Panel: Public and private redrawn: geosocial sex and the offline (P135) EASA conference Milan 2016
URL: http://nomadit.co.uk/easa/easa2016/panels.php5?PanelID=4322
Convenors: Matthew McGuire (Cambridge) Michael Connors Jackman (Memorial University of Newfoundland)


ENQA board members participated in the annual meeting of the AAA in Minneapolis in November 2016.


Workshop: Queer Devices
On September 11-13 ENQA held its first workshop at the Central European University, Budapest. It gathered twenty scholars and scholar-activists from different countries, in different stages of their careers, to discuss their work, research collaborations, publishing initiatives, and network.

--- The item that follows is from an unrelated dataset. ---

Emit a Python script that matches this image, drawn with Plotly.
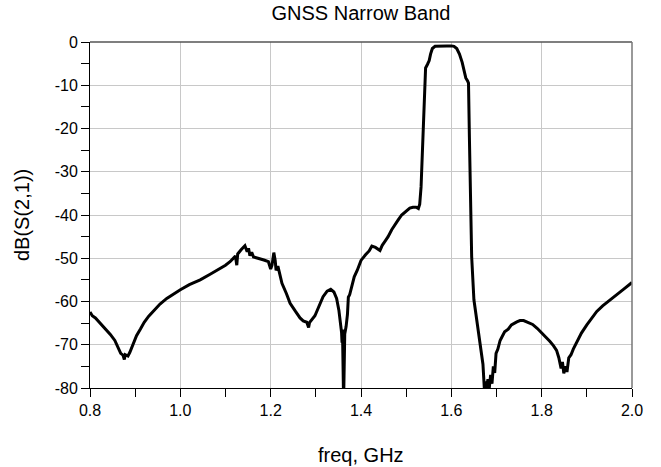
import plotly.graph_objects as go

# ---- data ----
freq_ghz = [
    0.800, 0.805, 0.812, 0.822, 0.835, 0.845, 0.855, 0.862, 0.868, 0.873, 0.876, 0.878, 0.884, 0.888,
    0.895, 0.903, 0.912, 0.920, 0.930, 0.940, 0.955, 0.970, 0.985, 1.000, 1.020, 1.044, 1.066, 1.088,
    1.100, 1.110, 1.117, 1.122, 1.125, 1.127, 1.135, 1.143, 1.148, 1.151, 1.154, 1.158, 1.162, 1.173,
    1.185, 1.195, 1.200, 1.203, 1.207, 1.210, 1.212, 1.216, 1.220, 1.225, 1.235, 1.243, 1.255, 1.265,
    1.272, 1.280, 1.284, 1.286, 1.298, 1.308, 1.316, 1.325, 1.333, 1.340, 1.346, 1.351, 1.354, 1.357,
    1.358, 1.359, 1.361, 1.362, 1.364, 1.367, 1.370, 1.372, 1.375, 1.380, 1.385, 1.392, 1.400, 1.410,
    1.418, 1.424, 1.432, 1.442, 1.447, 1.453, 1.460, 1.468, 1.475, 1.482, 1.490, 1.500, 1.508, 1.515,
    1.522, 1.527, 1.530, 1.533, 1.535, 1.537, 1.539, 1.541, 1.543, 1.547, 1.551, 1.554, 1.558, 1.564,
    1.575, 1.590, 1.600, 1.606, 1.612, 1.618, 1.624, 1.628, 1.632, 1.636, 1.638, 1.640, 1.643, 1.645,
    1.650, 1.655, 1.659, 1.663, 1.666, 1.670, 1.673, 1.676, 1.678, 1.681, 1.684, 1.687, 1.690, 1.693,
    1.696, 1.699, 1.703, 1.708, 1.712, 1.718, 1.726, 1.733, 1.745, 1.752, 1.760, 1.770, 1.780, 1.790,
    1.800, 1.810, 1.818, 1.826, 1.833, 1.838, 1.843, 1.846, 1.849, 1.853, 1.856, 1.860, 1.865, 1.870,
    1.878, 1.888, 1.900, 1.912, 1.922, 1.935, 1.951, 1.965, 1.981, 2.000,
]
s21_db = [
    -62.4, -63.3, -63.8, -65.0, -66.3, -67.6, -69.0, -70.8, -72.0, -72.4, -73.4, -72.3, -72.6, -71.8,
    -70.0, -67.9, -66.3, -64.8, -63.4, -62.2, -60.6, -59.3, -58.2, -57.3, -56.1, -55.0, -53.7, -52.4,
    -51.6, -50.8, -50.1, -49.5, -51.6, -49.0, -48.0, -47.1, -48.5, -47.7, -49.4, -48.6, -49.7, -50.0,
    -50.4, -50.8, -52.5, -51.6, -48.7, -50.5, -52.8, -51.8, -53.8, -55.8, -58.2, -60.4, -62.3, -63.8,
    -64.5, -64.8, -66.0, -64.9, -63.3, -61.0, -58.9, -57.6, -57.2, -57.8, -59.3, -62.0, -64.5, -67.2,
    -69.5, -66.5, -80.0, -80.0, -67.5, -65.8, -63.0, -59.0, -58.4, -56.0, -54.3, -52.7, -50.5, -49.2,
    -48.3, -47.2, -47.5, -48.2, -47.0, -46.1, -45.0, -43.4, -42.2, -41.2, -40.0, -39.0, -38.4, -38.2,
    -38.2, -38.5, -37.5, -33.5, -28.0, -20.0, -13.0, -8.5, -6.0, -5.2, -4.3, -2.8, -1.5, -1.0,
    -0.9, -0.9, -0.9, -1.0, -1.5, -2.8, -4.7, -6.5, -8.3, -9.0, -9.5, -22.0, -40.0, -49.6,
    -59.6, -63.5, -66.0, -69.0, -71.5, -74.5, -80.0, -78.5, -80.0, -78.0, -80.0, -77.0, -79.0, -75.0,
    -76.5, -72.0, -71.0, -69.0, -68.2, -67.0, -66.4, -65.4, -64.7, -64.4, -64.4, -64.8, -65.3, -66.2,
    -67.2, -68.2, -69.2, -70.2, -71.3, -73.0, -75.5, -74.0, -76.6, -75.0, -76.3, -73.0, -72.3, -71.0,
    -69.4, -67.3, -65.4, -63.6, -62.3, -61.0, -59.6, -58.4, -57.2, -55.6,
]

x_tick_vals = [0.8, 1.0, 1.2, 1.4, 1.6, 1.8, 2.0]
x_tick_text = ["0.8", "1.0", "1.2", "1.4", "1.6", "1.8", "2.0"]
y_tick_vals = [0, -10, -20, -30, -40, -50, -60, -70, -80]
y_tick_text = ["0", "-10", "-20", "-30", "-40", "-50", "-60", "-70", "-80"]

title_text = "GNSS Narrow Band"
x_title = "freq, GHz"
y_title = "dB(S(2,1))"

FONT = "Liberation Sans, Arial, sans-serif"

fig = go.Figure()
fig.add_trace(go.Scatter(
    x=freq_ghz, y=s21_db, mode="lines",
    line=dict(color="black", width=3),
    showlegend=False, hoverinfo="skip",
))

fig.update_layout(
    width=661, height=467,
    margin=dict(l=90, r=29, t=42, b=79),
    paper_bgcolor="white", plot_bgcolor="white",
    font=dict(family=FONT, color="black", size=16),
    title=dict(text=title_text, x=0.5, xref="paper", xanchor="center",
               y=1 - 13 / 467, yref="container", yanchor="middle",
               font=dict(family=FONT, size=20, color="black")),
    showlegend=False,
)

fig.update_xaxes(
    range=[0.8, 2.0], tickvals=x_tick_vals, ticktext=x_tick_text,
    showgrid=True, gridcolor="#c8c8c8", gridwidth=1,
    showline=True, linecolor="black", linewidth=1,
    ticks="outside", ticklen=8, tickcolor="black", tickwidth=1,
    minor=dict(dtick=0.1, tick0=0.8, ticks="outside", ticklen=8, tickcolor="black", showgrid=False),
    tickfont=dict(family=FONT, size=16, color="black"),
    zeroline=False,
)
fig.update_yaxes(
    range=[-80, 0], tickvals=y_tick_vals, ticktext=y_tick_text,
    showgrid=True, gridcolor="#c8c8c8", gridwidth=1,
    showline=True, linecolor="black", linewidth=1,
    ticks="outside", ticklen=8, tickcolor="black", tickwidth=1,
    minor=dict(dtick=5, tick0=0, ticks="outside", ticklen=8, tickcolor="black", showgrid=False),
    tickfont=dict(family=FONT, size=16, color="black"),
    zeroline=False,
)

# top and right frame lines
fig.add_shape(type="line", xref="paper", yref="paper", x0=0, x1=1, y0=1, y1=1,
              line=dict(color="#555555", width=1.5))
fig.add_shape(type="line", xref="paper", yref="paper", x0=1, x1=1, y0=0, y1=1,
              line=dict(color="#777777", width=1.5))

# axis titles
fig.add_annotation(text=x_title, xref="paper", yref="paper", x=0.5, y=-(455 - 388) / 346,
                   xanchor="center", yanchor="middle", showarrow=False,
                   font=dict(family=FONT, size=20, color="black"))
fig.add_annotation(text=y_title, xref="paper", yref="paper", x=-(90 - 22) / 542, y=0.5,
                   xanchor="center", yanchor="middle", showarrow=False, textangle=-90,
                   font=dict(family=FONT, size=20, color="black"))

fig.write_html("out.html")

The workshop organized two open panels at CEU on queer anthropology and the current refugee crisis in Europe, with specific focus on the Hungarian and southeast European perspectives.


Panel: Whatever is Happening to the Critical Study of Gender and Sexual Diversity in Anthropology (P058) EASA Conference Tallinn 2014.
URL: www.nomadit.co.uk/easa/easa2014/panels.php5?PanelID=3028

The panel was well attended and spurred a roundtable debate among key participants/presenters. This was recorded and later transcribed into an essay format, as it will be published in an issue of Ethnos: Journal of Anthropology, edited and with an introduction by Mark Graham (Stockholm University).


Panel: Same-sex Sexualities and Ethnic Minorities in Europe (P080). EASA Conference Tallinn 2014.
URL: www.nomadit.co.uk/easa/easa2014/panels.php5?PanelID=3065

Co-sponsored with the Gender and Sexuality Network, this panel, too, generated much interest and thus assisted in building the profile of ENQA and the critical study of gender and sexuality in European Anthropology.


Business meeting at the EASA conference in Tallinn, 2014.

ENQA organized its first business meeting at the EASA conference, with about twenty-five attendees. We discussed plans for publishing, meetings, network building, organization, and support work more generally. We are working to follow up on these conversations in the year ahead, with particular focus on building support networks, furthering our digital communication platforms, and organizing events.